(Source data)
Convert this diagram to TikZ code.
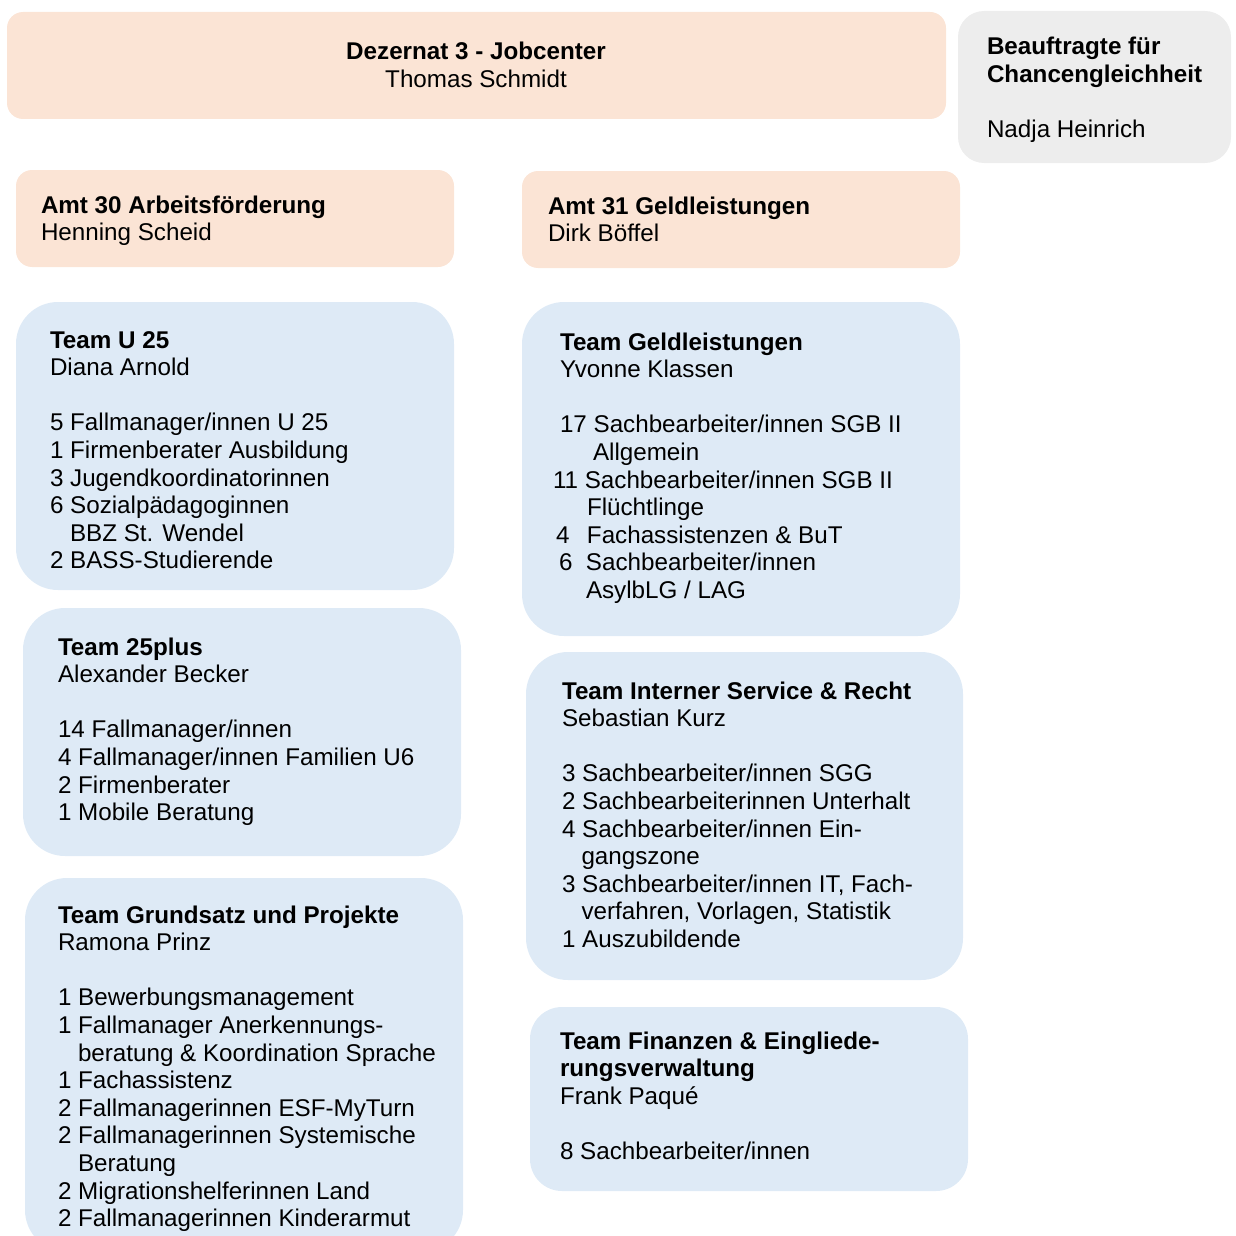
\documentclass[tikz,border=0pt]{standalone}
\usepackage{fontspec}
\setmainfont{Liberation Sans}
\definecolor{peach}{HTML}{FBE4D5}
\definecolor{paleblue}{HTML}{DEEAF6}
\definecolor{palegrey}{HTML}{EDEDED}
\newcommand\blk[1]{\vtop{\halign{##\hfil\cr#1\crcr}}}
\newcommand\cblk[1]{\vtop{\halign{\hfil##\hfil\cr#1\crcr}}}
\newcommand\ind[1]{\hskip #1pt\relax}
\newcommand\num[2]{\hbox to #1pt{#2\hfil}}
\tikzset{
  boxbase/.style={anchor=north west, inner sep=0pt, outer sep=0pt},
  peachbox/.style={boxbase, fill=peach, rounded corners=16pt},
  greybox/.style={boxbase, fill=palegrey, rounded corners=26pt},
  bluebox/.style={boxbase, fill=paleblue, rounded corners=42pt},
  txt/.style={anchor=base west, inner sep=0pt, outer sep=0pt,
    font=\fontsize{24.2}{27.6}\selectfont},
  ctxt/.style={txt, anchor=base},
}
\begin{document}
\begin{tikzpicture}[x=1pt,y=-1pt]
\useasboundingbox (0,0) rectangle (1236,1236);
\clip (0,0) rectangle (1236,1236);
% boxes
\node[peachbox, minimum width=939, minimum height=107] (dez) at (7,12) {};
\node[greybox, minimum width=273, minimum height=152] (bca) at (958,11) {};
\node[peachbox, minimum width=438, minimum height=97] (amt30) at (16,170) {};
\node[peachbox, minimum width=438, minimum height=97] (amt31) at (522,171) {};
\node[bluebox, minimum width=438, minimum height=288] (u25) at (16,302) {};
\node[bluebox, minimum width=438, minimum height=248] (t25p) at (23,608) {};
\node[bluebox, minimum width=438, minimum height=374] (grund) at (25,878) {};
\node[bluebox, minimum width=438, minimum height=334] (geld) at (522,302) {};
\node[bluebox, minimum width=437, minimum height=328] (intern) at (526,652) {};
\node[bluebox, rounded corners=32pt, minimum width=438, minimum height=184] (fin) at (530,1007) {};
% texts
\node[ctxt] (dezt) at (476,60) {\cblk{\bfseries Dezernat 3 - Jobcenter\cr Thomas Schmidt}};
\node[txt] (bcat) at (987,55) {\blk{\bfseries Beauftragte für\cr \bfseries Chancengleichheit\cr \cr Nadja Heinrich}};
\node[txt] (amt30t) at (41,213) {\blk{\bfseries Amt 30 Arbeitsförderung\cr Henning Scheid}};
\node[txt] (amt31t) at (548,214) {\blk{\bfseries Amt 31 Geldleistungen\cr Dirk Böffel}};
\node[txt] (u25t) at (50,348) {\blk{\bfseries Team U 25\cr Diana Arnold\cr \cr
5 Fallmanager/innen U 25\cr
1 Firmenberater Ausbildung\cr
3 Jugendkoordinatorinnen\cr
6 Sozialpädagoginnen\cr
\ind{20}BBZ St. Wendel\cr
2 BASS-Studierende}};
\node[txt] (t25pt) at (58,655) {\blk{\bfseries Team 25plus\cr Alexander Becker\cr \cr
14 Fallmanager/innen\cr
4 Fallmanager/innen Familien U6\cr
2 Firmenberater\cr
1 Mobile Beratung}};
\node[txt] (grundt) at (58,923) {\blk{\bfseries Team Grundsatz und Projekte\cr Ramona Prinz\cr \cr
1 Bewerbungsmanagement\cr
1 Fallmanager Anerkennungs-\cr
\ind{20}beratung \& Koordination Sprache\cr
1 Fachassistenz\cr
2 Fallmanagerinnen ESF-MyTurn\cr
2 Fallmanagerinnen Systemische\cr
\ind{20}Beratung\cr
2 Migrationshelferinnen Land\cr
2 Fallmanagerinnen Kinderarmut}};
\node[txt] (geldt) at (553,350) {\blk{\ind{7}\bfseries Team Geldleistungen\cr \ind{7}Yvonne Klassen\cr \cr
\ind{7}17 Sachbearbeiter/innen SGB II\cr
\ind{40}Allgemein\cr
11 Sachbearbeiter/innen SGB II\cr
\ind{34}Flüchtlinge\cr
\num{34}{\ind{3}4}Fachassistenzen \& BuT\cr
\num{33}{\ind{6}6}Sachbearbeiter/innen\cr
\ind{33}AsylbLG / LAG}};
\node[txt] (internt) at (562,699) {\blk{\bfseries Team Interner Service \& Recht\cr Sebastian Kurz\cr \cr
3 Sachbearbeiter/innen SGG\cr
2 Sachbearbeiterinnen Unterhalt\cr
4 Sachbearbeiter/innen Ein-\cr
\ind{19.5}gangszone\cr
3 Sachbearbeiter/innen IT, Fach-\cr
\ind{19.5}verfahren, Vorlagen, Statistik\cr
1 Auszubildende}};
\node[txt] (fint) at (560,1049) {\blk{\bfseries Team Finanzen \& Eingliede-\cr \bfseries rungsverwaltung\cr Frank Paqué\cr \cr
8 Sachbearbeiter/innen}};
\end{tikzpicture}
\end{document}
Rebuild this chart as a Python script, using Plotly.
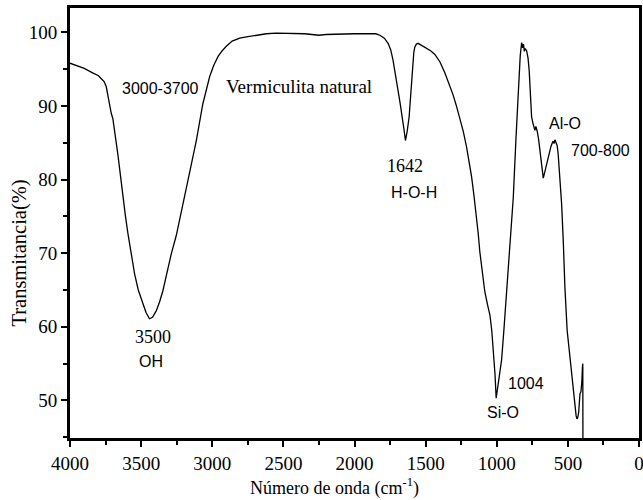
import plotly.graph_objects as go

wavenumber = [4000, 3950, 3900, 3851, 3800, 3780, 3760, 3745, 3735, 3722, 3710, 3699,
              3680, 3664, 3645, 3628, 3610, 3593, 3570, 3546, 3520, 3488, 3465, 3441,
              3420, 3393, 3370, 3347, 3320, 3288, 3253, 3220, 3182, 3150, 3112, 3090,
              3066, 3040, 3018, 2990, 2960, 2930, 2901, 2860, 2807, 2750, 2690, 2620,
              2550, 2450, 2350, 2300, 2250, 2200, 2100, 2000, 1900, 1850, 1822, 1790,
              1764, 1745, 1729, 1710, 1694, 1678, 1663, 1650, 1642, 1630, 1616, 1604,
              1592, 1583, 1576, 1565, 1553, 1520, 1494, 1465, 1435, 1400, 1365, 1335,
              1307, 1285, 1260, 1235, 1212, 1195, 1177, 1160, 1142, 1130, 1119, 1100,
              1084, 1065, 1048, 1035, 1025, 1012, 1004, 995, 980, 966, 950, 931, 908,
              884, 865, 849, 835, 825, 818, 812, 806, 800, 790, 780, 772, 763, 755, 745,
              738, 732, 725, 716, 706, 697, 685, 673, 665, 655, 645, 632, 619, 605, 597,
              591, 582, 575, 568, 556, 544, 532, 521, 505, 486, 470, 458, 450, 442, 436,
              430, 424, 420, 415, 408, 402, 397, 395, 393]
transmittance = [95.8, 95.5, 95.1, 94.6, 94.1, 93.7, 93.3, 92.6, 91.4, 89.9, 89.0, 88.3,
                 86.0, 83.5, 80.5, 77.6, 75.0, 72.7, 69.8, 67.2, 65.0, 63.1, 61.9, 61.1,
                 61.3, 62.2, 63.4, 64.9, 67.3, 69.9, 72.4, 75.3, 78.6, 81.8, 85.3, 87.8,
                 90.3, 92.3, 94.0, 95.5, 96.7, 97.5, 98.1, 98.8, 99.2, 99.4, 99.6, 99.8,
                 99.9, 99.9, 99.8, 99.7, 99.6, 99.7, 99.8, 99.8, 99.8, 99.8, 99.6, 99.2,
                 98.5, 97.6, 96.2, 94.2, 92.1, 90.2, 88.5, 86.5, 85.3, 86.5, 88.5, 92.0,
                 95.3, 97.3, 98.0, 98.4, 98.5, 98.1, 97.8, 97.5, 97.0, 96.0, 94.5, 93.0,
                 91.5, 90.1, 88.4, 86.5, 84.4, 82.6, 80.4, 77.8, 74.9, 72.6, 70.2, 67.0,
                 64.8, 63.0, 61.6, 59.5, 57.0, 53.5, 50.3, 51.5, 53.3, 55.5, 59.5, 64.5, 70.4,
                 77.5, 85.5, 92.4, 96.8, 98.6, 97.9, 98.4, 97.4, 97.8, 97.5, 96.5, 94.8, 91.5,
                 88.5, 87.6, 87.2, 86.7, 87.2, 86.6, 85.5, 84.2, 81.8, 80.2, 80.8, 81.6, 82.5,
                 83.5, 84.5, 85.2, 84.9, 85.4, 84.8, 84.6, 83.4, 80.5, 76.7, 71.5, 65.4, 59.5,
                 55.8, 53.5, 51.0, 48.7, 47.9, 47.5, 47.7, 48.4, 50.4, 50.9, 51.2, 52.5,
                 54.8, 55.0, 30.0]

ann_text = ["3000-3700", "Vermiculita natural", "3500", "OH", "1642", "H-O-H",
            "1004", "Si-O", "Al-O", "700-800"]
ann_x = [3363, 2392, 3420, 3434, 1644, 1581, 795, 957, 520, 274]
ann_y = [92.3, 92.7, 58.6, 55.3, 81.9, 78.3, 52.3, 48.3, 87.6, 83.9]
ann_font = ["Liberation Sans", "Liberation Serif", "Liberation Serif", "Liberation Sans",
            "Liberation Serif", "Liberation Sans", "Liberation Sans", "Liberation Sans",
            "Liberation Sans", "Liberation Sans"]
ann_size = [16, 19, 18, 16, 18, 16, 16, 16, 16, 16]

x_title = "Número de onda (cm<sup>-1</sup>)"
y_title = "Transmitancia(%)"

SERIF = "Liberation Serif, Times New Roman, serif"

fig = go.Figure()
fig.add_trace(go.Scatter(x=wavenumber, y=transmittance, mode="lines",
                         line=dict(color="black", width=1.3), showlegend=False))

for t, x, y, f, s in zip(ann_text, ann_x, ann_y, ann_font, ann_size):
    fig.add_annotation(x=x, y=y, text=t, showarrow=False,
                       font=dict(family=f, size=s, color="black"))

# axis titles (placed off-centre as in the original)
fig.add_annotation(xref="paper", yref="paper", x=0.464, y=-0.114, text=x_title,
                   showarrow=False, xanchor="center", yanchor="middle",
                   font=dict(family=SERIF, size=18, color="black"))
fig.add_annotation(xref="paper", yref="paper", x=-0.088, y=0.431, text=y_title,
                   textangle=-90, showarrow=False, xanchor="center", yanchor="middle",
                   font=dict(family=SERIF, size=20.5, color="black"))

axis_common = dict(showline=True, linewidth=3, linecolor="black", mirror=True,
                   ticks="outside", ticklen=6, tickwidth=2, tickcolor="black",
                   showgrid=False, zeroline=False, automargin=False,
                   ticklabeloverflow="allow",
                   tickfont=dict(family=SERIF, size=19, color="black"))

fig.update_xaxes(range=[4000, 0], tickvals=[4000, 3500, 3000, 2500, 2000, 1500, 1000, 500, 0],
                 ticktext=["4000", "3500", "3000", "2500", "2000", "1500", "1000", "500", "0"],
                 minor=dict(dtick=250, ticks="outside", ticklen=4, tickwidth=2, tickcolor="black"),
                 **axis_common)
fig.update_yaxes(range=[44.9, 103.3], tickvals=[50, 60, 70, 80, 90, 100],
                 ticktext=["50", "60", "70", "80", "90", "100"],
                 minor=dict(dtick=5, ticks="outside", ticklen=4, tickwidth=2, tickcolor="black"),
                 **axis_common)

fig.update_layout(width=643, height=500, margin=dict(l=70, r=4, t=8, b=62),
                  plot_bgcolor="white", paper_bgcolor="white",
                  font=dict(family=SERIF, color="black"))

fig.write_html("out.html", config={"displayModeBar": False},
               post_script="document.body.style.margin='0';document.body.style.overflow='hidden';")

TASK REQUIREMENTS
Copy nothing but the lines above from the one with "Rebuild this chart" to the one with "import plotly.graph_objects as go", inclusive, word for word. Leave every picture out.

PROBLEM SOLUTION
Rebuild this chart as a Python script, using Plotly.
import plotly.graph_objects as go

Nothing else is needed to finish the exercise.